The mid- to late 19th century saw the science of chemistry declare war on pain and physical suffering. Some of the new developments had their roots in traditional medicines, others were the result of years devoted to trial and error, and a few were simply pure luck.
The first wholly synthetic drugs were gases. In 1799, English chemist Humphry Davy (1778-1829) discovered the painkilling properties of nitrous oxide, also known as laughing gas. In 1815, similar properties were noted for ether vapor. Both proved to be popular social novelties due to their intoxicating side effects.
But, amazingly, it was another 30 years before medical practitioners were to take advantage of their painkilling properties to perform surgery. In 1847, a stronger anesthetic gas, chloroform vapor, was developed by Scottish obstetrician James Simpson (1811-70), and used to help women during childbirth. None of the gases was free from side effects, notably that they made the patient unconscious, or at least insensible, and they were poisonous in large doses.
The use of certain plants to treat pain and fever has an extremely long history. Ancient Egyptians used myrtle, ancient Greeks and medieval Europeans used willow and meadowsweet, and Native Americans used birch. It turns out that all of these plants contain the same active ingredient, called salicin after the scientific name for willow, Salix.

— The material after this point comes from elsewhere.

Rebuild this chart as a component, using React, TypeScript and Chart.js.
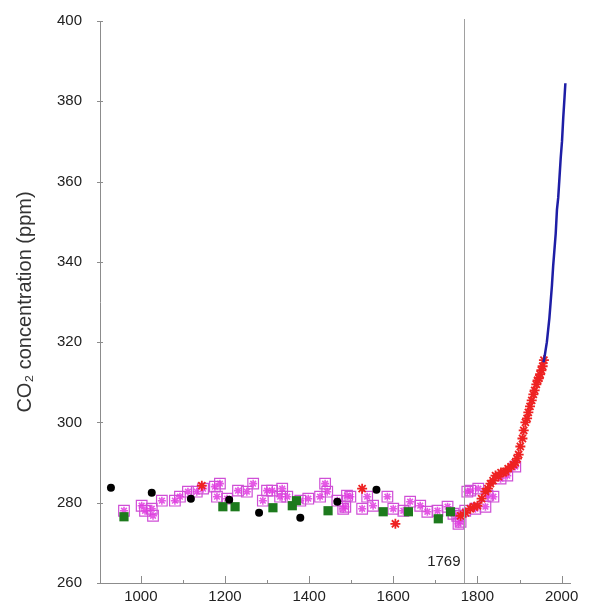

The medicinal use of willow was rediscovered by English clergyman Edward Stone (d. 1768). In 1763, he reported that he had successfully used willow bark to reduce fever in 50 of his patients. German pharmacist Johann Buchner (1783-1852) first isolated salicin from willow in 1828. Ten years later, Italian chemist Raffaelle Pira (1814-65) extracted the active ingredient, salicylic acid, which took the form of colorless crystals. In 1853, French chemist Charles Gerhardt (1816-56) modified the structure of salicylic acid and created acetylsalicylic acid. But the crucial breakthrough in the evolution of the drug came in 1859, when another German chemist, Hermann Kolbe (1818-84), figured out the chemical structure of salicylic acid, and came up with a means of synthesizing it on a large scale—not from plants but from coal tar. Using the Kolbe reaction, the new drug went into mass production.